When you are tempted to do this – repeat the following truth:
“ I have been crucified with Christ; nevertheless I live; yet not I but Christ liveth in me: and the life I now live in the flesh, I live by the faith of the Son of God, who loved me and gave Himself for me.” (Gal. 2:20 KJV) This verse seems a paradox, does it not? I am crucified but alive. This reminds me the Christian life is about dying to our old nature, the flesh. The motivation Jesus, the Son of God had for dying in my place taking my sins was His love for me. I now share my life with Him and He shares His life with me. He says He gives me HIS peace. I am told the love of God is shed abroad in my heart by the Spirit… I also know the faith by which I received the saving grace was a gift from Him. Ephesians 2: 8& 9 tell me this truth. So the faith is the faith He gave me- His faith. Now Peter tells me it is my responsibility’ to add to this faith- goodness, knowledge; and to knowledge, self-control and to self-control, perseverance; and to perseverance, godliness; and godliness, kindness; and to kindness, love. ‘This will make us more effective and productive in producing fruit which brings glory to God.

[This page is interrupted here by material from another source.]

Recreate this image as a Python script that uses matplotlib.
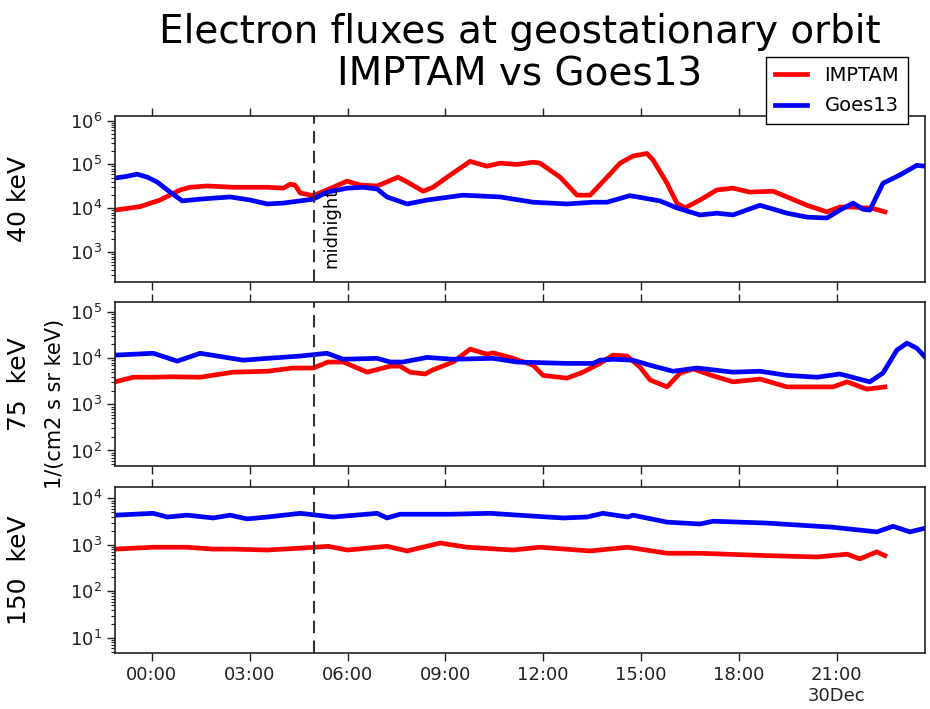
import matplotlib
matplotlib.use('Agg')
import matplotlib.pyplot as plt
import numpy as np

# hours since 00:00 UT, log10 of flux in 1/(cm2 s sr keV)
T_MIN, T_MAX = -1.13, 23.71
MIDNIGHT = 4.97

imptam_40_t = [-1.13, -0.36, 0.25, 0.87, 1.17, 1.70, 2.49, 3.54, 4.03, 4.24, 4.39, 4.55, 4.95,
               5.37, 5.99, 6.39, 6.91, 7.55, 7.83, 8.32, 8.62, 9.15, 9.76, 10.28, 10.68, 11.20,
               11.69, 11.90, 12.52, 13.04, 13.44, 13.96, 14.36, 14.75, 15.18, 15.37, 15.80, 16.10,
               16.35, 16.81, 17.33, 17.82, 18.34, 19.05, 19.48, 20.09, 20.70, 21.10, 21.50, 22.11, 22.48]
imptam_40 = [3.96, 4.04, 4.19, 4.42, 4.48, 4.51, 4.48, 4.48, 4.46, 4.55, 4.53, 4.35, 4.29,
             4.42, 4.62, 4.53, 4.51, 4.71, 4.60, 4.39, 4.48, 4.76, 5.07, 4.96, 5.03, 5.00,
             5.05, 5.03, 4.71, 4.30, 4.30, 4.71, 5.03, 5.19, 5.25, 5.10, 4.57, 4.12,
             4.01, 4.19, 4.42, 4.46, 4.37, 4.39, 4.26, 4.07, 3.92, 4.03, 4.03, 4.00, 3.92]

goes_40_t = [-1.13, -0.76, -0.45, -0.14, 0.16, 0.56, 0.93, 1.48, 2.40, 3.01, 3.54, 4.03, 4.95,
             5.37, 5.99, 6.48, 6.91, 7.21, 7.83, 8.44, 9.54, 10.68, 11.69, 12.73, 13.53, 13.96,
             14.66, 15.58, 16.10, 16.81, 17.33, 17.82, 18.65, 19.48, 20.09, 20.70, 21.10, 21.50,
             21.81, 22.02, 22.42, 22.94, 23.46, 23.71]
goes_40 = [4.69, 4.73, 4.78, 4.71, 4.60, 4.37, 4.17, 4.21, 4.26, 4.19, 4.10, 4.12, 4.21,
           4.37, 4.46, 4.48, 4.44, 4.26, 4.10, 4.19, 4.30, 4.26, 4.14, 4.10, 4.14, 4.14,
           4.29, 4.17, 4.01, 3.85, 3.89, 3.85, 4.07, 3.89, 3.80, 3.78, 3.96, 4.12,
           3.98, 3.96, 4.57, 4.76, 4.98, 4.96]

imptam_75_t = [-1.13, -0.57, 0.04, 0.65, 1.48, 2.49, 3.54, 4.33, 4.95, 5.40, 5.87, 6.60, 7.31,
               7.61, 7.92, 8.38, 8.62, 9.24, 9.76, 10.28, 10.46, 11.08, 11.69, 12.00, 12.73, 13.22,
               13.74, 14.14, 14.57, 14.97, 15.28, 15.80, 16.20, 16.60, 17.21, 17.82, 18.65, 19.48,
               20.89, 21.32, 21.93, 22.48]
imptam_75 = [3.49, 3.59, 3.59, 3.60, 3.59, 3.70, 3.72, 3.79, 3.79, 3.92, 3.92, 3.70, 3.83,
             3.83, 3.70, 3.66, 3.75, 3.92, 4.20, 4.09, 4.12, 4.00, 3.85, 3.63, 3.57, 3.70,
             3.89, 4.07, 4.05, 3.81, 3.53, 3.38, 3.68, 3.77, 3.62, 3.49, 3.55, 3.38,
             3.38, 3.49, 3.33, 3.38]

goes_75_t = [-1.13, 0.04, 0.78, 1.48, 2.80, 3.54, 4.55, 5.37, 5.87, 6.91, 7.31, 7.70, 8.44,
             9.24, 10.46, 11.20, 12.73, 13.53, 13.74, 14.14, 14.75, 15.28, 15.98, 16.72, 17.82,
             18.65, 19.48, 20.40, 21.10, 22.02, 22.42, 22.85, 23.16, 23.46, 23.71]
goes_75 = [4.07, 4.11, 3.94, 4.11, 3.96, 4.00, 4.05, 4.11, 3.98, 4.00, 3.92, 3.92, 4.02,
           3.98, 4.00, 3.92, 3.89, 3.89, 3.96, 3.98, 3.96, 3.85, 3.72, 3.79, 3.70,
           3.72, 3.63, 3.59, 3.66, 3.49, 3.68, 4.18, 4.33, 4.22, 4.03]

imptam_150_t = [-1.13, 0.04, 1.08, 1.88, 2.49, 3.54, 4.55, 5.41, 5.99, 7.21, 7.83, 8.84, 9.67,
                11.08, 11.90, 13.44, 14.60, 15.80, 16.81, 18.86, 20.40, 21.32, 21.71, 22.23, 22.48]
imptam_150 = [2.91, 2.95, 2.95, 2.91, 2.91, 2.89, 2.93, 2.97, 2.89, 2.97, 2.87, 3.04, 2.95,
              2.89, 2.95, 2.87, 2.95, 2.82, 2.82, 2.77, 2.74, 2.80, 2.70, 2.85, 2.77]

goes_150_t = [-1.13, 0.04, 0.47, 1.08, 1.88, 2.40, 2.92, 3.54, 4.55, 5.56, 6.91, 7.21, 7.61,
              9.15, 10.37, 11.69, 12.61, 13.34, 13.83, 14.60, 14.75, 15.80, 16.81, 17.21, 18.86,
              20.89, 22.23, 22.73, 23.25, 23.71]
goes_150 = [3.64, 3.68, 3.60, 3.64, 3.58, 3.64, 3.56, 3.60, 3.68, 3.60, 3.68, 3.58, 3.66,
            3.66, 3.68, 3.62, 3.58, 3.60, 3.68, 3.60, 3.64, 3.49, 3.45, 3.51, 3.47,
            3.38, 3.28, 3.40, 3.28, 3.36]

TICK_HOURS = [0, 3, 6, 9, 12, 15, 18, 21]
TICK_LABELS = ['00:00', '03:00', '06:00', '09:00', '12:00', '15:00', '18:00', '21:00\n30Dec']
TITLE_LINES = ['Electron fluxes at geostationary orbit', 'IMPTAM vs Goes13']

PANELS = [
    # imptam t, imptam, goes t, goes, ylabel, ylim (log10)
    (imptam_40_t, imptam_40, goes_40_t, goes_40, '40 keV', (2.33, 6.11)),
    (imptam_75_t, imptam_75, goes_75_t, goes_75, '75  keV', (1.67, 5.23)),
    (imptam_150_t, imptam_150, goes_150_t, goes_150, '150  keV', (0.68, 4.24)),
]
AX_RECTS = [
    (0.1237, 0.6027, 0.8709, 0.2341),
    (0.1237, 0.3432, 0.8709, 0.2313),
    (0.1237, 0.0794, 0.8709, 0.2333),
]

plt.rcParams['font.family'] = 'DejaVu Sans'
fig = plt.figure(figsize=(9.3, 7.09), dpi=100)

axes = []
for rect, (it, iv, gt, gv, ylabel, ylim) in zip(AX_RECTS, PANELS):
    ax = fig.add_axes(rect)
    ax.plot(it, 10 ** np.array(iv), color='r', lw=3.4, label='IMPTAM')
    ax.plot(gt, 10 ** np.array(gv), color='b', lw=3.4, label='Goes13')
    ax.axvline(MIDNIGHT, color='#333333', lw=1.5, dashes=(6, 3.5))
    ax.set_yscale('log')
    ax.set_ylim(10 ** ylim[0], 10 ** ylim[1])
    ax.set_xlim(T_MIN, T_MAX)
    ax.set_xticks(TICK_HOURS)
    ax.set_xticklabels(TICK_LABELS)
    ax.tick_params(axis='x', which='both', direction='out', top=True, length=6, width=1,
                   labelsize=13, colors='#222222')
    ax.tick_params(axis='y', which='major', direction='out', right=False, length=6, width=1,
                   labelsize=13, colors='#222222')
    ax.tick_params(axis='y', which='minor', direction='out', right=False, length=3, width=0.8,
                   colors='#222222')
    ax.set_ylabel(ylabel, fontsize=18)
    ax.yaxis.set_label_coords(-0.104, 0.5)
    for sp in ax.spines.values():
        sp.set_linewidth(1.2)
        sp.set_color('#222222')
    axes.append(ax)

for ax in axes[:-1]:
    ax.tick_params(axis='x', labelbottom=False)

axes[0].text(MIDNIGHT + 0.25, 0.08, 'midnight', rotation=90, fontsize=13,
             ha='left', va='bottom', transform=axes[0].get_xaxis_transform())

fig.text(0.059, 0.43, '1/(cm2 s sr keV)', rotation=90, fontsize=15, ha='center', va='center')

leg = axes[0].legend(loc='upper right', bbox_to_anchor=(0.979, 1.354), borderaxespad=0,
                     fontsize=14, fancybox=False, framealpha=1, edgecolor='black',
                     handlelength=1.65, handletextpad=0.9, labelspacing=0.6,
                     borderpad=0.45)
leg.get_frame().set_linewidth(1.0)

fig.text(0.559, 0.9394, TITLE_LINES[0], ha='center', va='baseline', fontsize=28)
fig.text(0.559, 0.880, TITLE_LINES[1], ha='center', va='baseline', fontsize=28)

fig.savefig('out.png', dpi=100)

By sharing His life with me, Christ has given me the desire and the will to do God’s good pleasure. The picture of a marriage is applicable here, as we are two people sharing the same life. And as I spend time with him the following process takes place: “Now the Lord is Spirit and where the Spirit of the Lord is there is liberty. But we all with open face beholding as in a glass the glory of the Lord are changed into the same image from glory to glory, even as by the Spirit of the Lord.” (2 Cor. 3:18.)